- **Task goal**: Set down the full listing exactly as given. Any pictures are to be left out.

- **Given data**:
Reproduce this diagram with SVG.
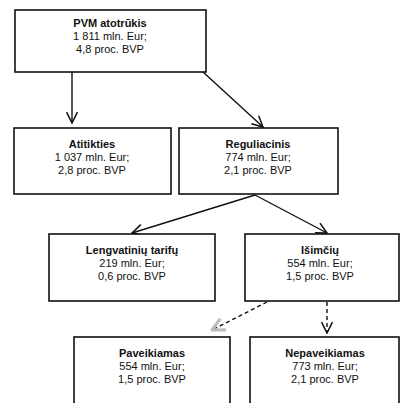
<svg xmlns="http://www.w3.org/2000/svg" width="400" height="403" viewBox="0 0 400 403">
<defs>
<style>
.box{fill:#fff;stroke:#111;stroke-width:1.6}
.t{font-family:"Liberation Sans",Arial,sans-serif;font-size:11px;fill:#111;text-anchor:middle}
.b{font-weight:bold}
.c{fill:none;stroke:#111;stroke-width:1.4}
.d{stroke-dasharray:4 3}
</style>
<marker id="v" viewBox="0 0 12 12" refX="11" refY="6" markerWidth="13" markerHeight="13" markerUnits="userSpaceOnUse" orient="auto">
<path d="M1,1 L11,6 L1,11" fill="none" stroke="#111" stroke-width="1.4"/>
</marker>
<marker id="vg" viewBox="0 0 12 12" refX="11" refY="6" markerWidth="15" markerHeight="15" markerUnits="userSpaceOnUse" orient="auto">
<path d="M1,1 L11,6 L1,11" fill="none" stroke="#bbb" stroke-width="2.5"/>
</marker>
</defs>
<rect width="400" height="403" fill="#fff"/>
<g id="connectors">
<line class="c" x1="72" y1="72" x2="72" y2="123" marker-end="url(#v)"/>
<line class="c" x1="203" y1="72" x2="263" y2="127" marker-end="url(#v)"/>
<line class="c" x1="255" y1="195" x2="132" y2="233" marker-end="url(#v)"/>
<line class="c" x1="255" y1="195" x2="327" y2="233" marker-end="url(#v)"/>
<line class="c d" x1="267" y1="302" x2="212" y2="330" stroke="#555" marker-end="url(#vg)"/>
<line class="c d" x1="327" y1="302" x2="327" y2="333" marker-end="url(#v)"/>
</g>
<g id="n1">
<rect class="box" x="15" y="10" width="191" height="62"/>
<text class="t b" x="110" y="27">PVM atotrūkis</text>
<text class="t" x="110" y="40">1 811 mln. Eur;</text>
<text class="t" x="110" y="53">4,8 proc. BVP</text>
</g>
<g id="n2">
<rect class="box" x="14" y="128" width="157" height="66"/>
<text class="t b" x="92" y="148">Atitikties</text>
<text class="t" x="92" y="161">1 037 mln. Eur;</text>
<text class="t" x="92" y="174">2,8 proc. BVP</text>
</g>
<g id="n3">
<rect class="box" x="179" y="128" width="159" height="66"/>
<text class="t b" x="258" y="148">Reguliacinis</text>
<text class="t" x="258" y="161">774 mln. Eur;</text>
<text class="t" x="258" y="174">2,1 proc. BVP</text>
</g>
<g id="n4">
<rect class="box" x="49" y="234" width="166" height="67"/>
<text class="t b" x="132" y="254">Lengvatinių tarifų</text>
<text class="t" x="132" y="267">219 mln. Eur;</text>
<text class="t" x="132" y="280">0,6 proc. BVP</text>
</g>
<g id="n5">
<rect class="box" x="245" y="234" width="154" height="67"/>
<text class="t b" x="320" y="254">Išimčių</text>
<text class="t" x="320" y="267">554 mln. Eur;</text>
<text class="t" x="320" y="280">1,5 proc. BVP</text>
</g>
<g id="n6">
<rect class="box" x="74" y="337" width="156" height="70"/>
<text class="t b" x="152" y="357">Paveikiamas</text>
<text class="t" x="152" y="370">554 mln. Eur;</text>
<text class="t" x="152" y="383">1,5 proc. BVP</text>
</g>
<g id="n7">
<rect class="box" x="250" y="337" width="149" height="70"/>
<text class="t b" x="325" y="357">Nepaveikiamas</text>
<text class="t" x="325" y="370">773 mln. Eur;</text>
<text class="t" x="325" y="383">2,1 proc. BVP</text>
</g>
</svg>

- **Response to this task**:
Reproduce this diagram with SVG.
<svg xmlns="http://www.w3.org/2000/svg" width="400" height="403" viewBox="0 0 400 403">
<defs>
<style>
.box{fill:#fff;stroke:#111;stroke-width:1.6}
.t{font-family:"Liberation Sans",Arial,sans-serif;font-size:11px;fill:#111;text-anchor:middle}
.b{font-weight:bold}
.c{fill:none;stroke:#111;stroke-width:1.4}
.d{stroke-dasharray:4 3}
</style>
<marker id="v" viewBox="0 0 12 12" refX="11" refY="6" markerWidth="13" markerHeight="13" markerUnits="userSpaceOnUse" orient="auto">
<path d="M1,1 L11,6 L1,11" fill="none" stroke="#111" stroke-width="1.4"/>
</marker>
<marker id="vg" viewBox="0 0 12 12" refX="11" refY="6" markerWidth="15" markerHeight="15" markerUnits="userSpaceOnUse" orient="auto">
<path d="M1,1 L11,6 L1,11" fill="none" stroke="#bbb" stroke-width="2.5"/>
</marker>
</defs>
<rect width="400" height="403" fill="#fff"/>
<g id="connectors">
<line class="c" x1="72" y1="72" x2="72" y2="123" marker-end="url(#v)"/>
<line class="c" x1="203" y1="72" x2="263" y2="127" marker-end="url(#v)"/>
<line class="c" x1="255" y1="195" x2="132" y2="233" marker-end="url(#v)"/>
<line class="c" x1="255" y1="195" x2="327" y2="233" marker-end="url(#v)"/>
<line class="c d" x1="267" y1="302" x2="212" y2="330" stroke="#555" marker-end="url(#vg)"/>
<line class="c d" x1="327" y1="302" x2="327" y2="333" marker-end="url(#v)"/>
</g>
<g id="n1">
<rect class="box" x="15" y="10" width="191" height="62"/>
<text class="t b" x="110" y="27">PVM atotrūkis</text>
<text class="t" x="110" y="40">1 811 mln. Eur;</text>
<text class="t" x="110" y="53">4,8 proc. BVP</text>
</g>
<g id="n2">
<rect class="box" x="14" y="128" width="157" height="66"/>
<text class="t b" x="92" y="148">Atitikties</text>
<text class="t" x="92" y="161">1 037 mln. Eur;</text>
<text class="t" x="92" y="174">2,8 proc. BVP</text>
</g>
<g id="n3">
<rect class="box" x="179" y="128" width="159" height="66"/>
<text class="t b" x="258" y="148">Reguliacinis</text>
<text class="t" x="258" y="161">774 mln. Eur;</text>
<text class="t" x="258" y="174">2,1 proc. BVP</text>
</g>
<g id="n4">
<rect class="box" x="49" y="234" width="166" height="67"/>
<text class="t b" x="132" y="254">Lengvatinių tarifų</text>
<text class="t" x="132" y="267">219 mln. Eur;</text>
<text class="t" x="132" y="280">0,6 proc. BVP</text>
</g>
<g id="n5">
<rect class="box" x="245" y="234" width="154" height="67"/>
<text class="t b" x="320" y="254">Išimčių</text>
<text class="t" x="320" y="267">554 mln. Eur;</text>
<text class="t" x="320" y="280">1,5 proc. BVP</text>
</g>
<g id="n6">
<rect class="box" x="74" y="337" width="156" height="70"/>
<text class="t b" x="152" y="357">Paveikiamas</text>
<text class="t" x="152" y="370">554 mln. Eur;</text>
<text class="t" x="152" y="383">1,5 proc. BVP</text>
</g>
<g id="n7">
<rect class="box" x="250" y="337" width="149" height="70"/>
<text class="t b" x="325" y="357">Nepaveikiamas</text>
<text class="t" x="325" y="370">773 mln. Eur;</text>
<text class="t" x="325" y="383">2,1 proc. BVP</text>
</g>
</svg>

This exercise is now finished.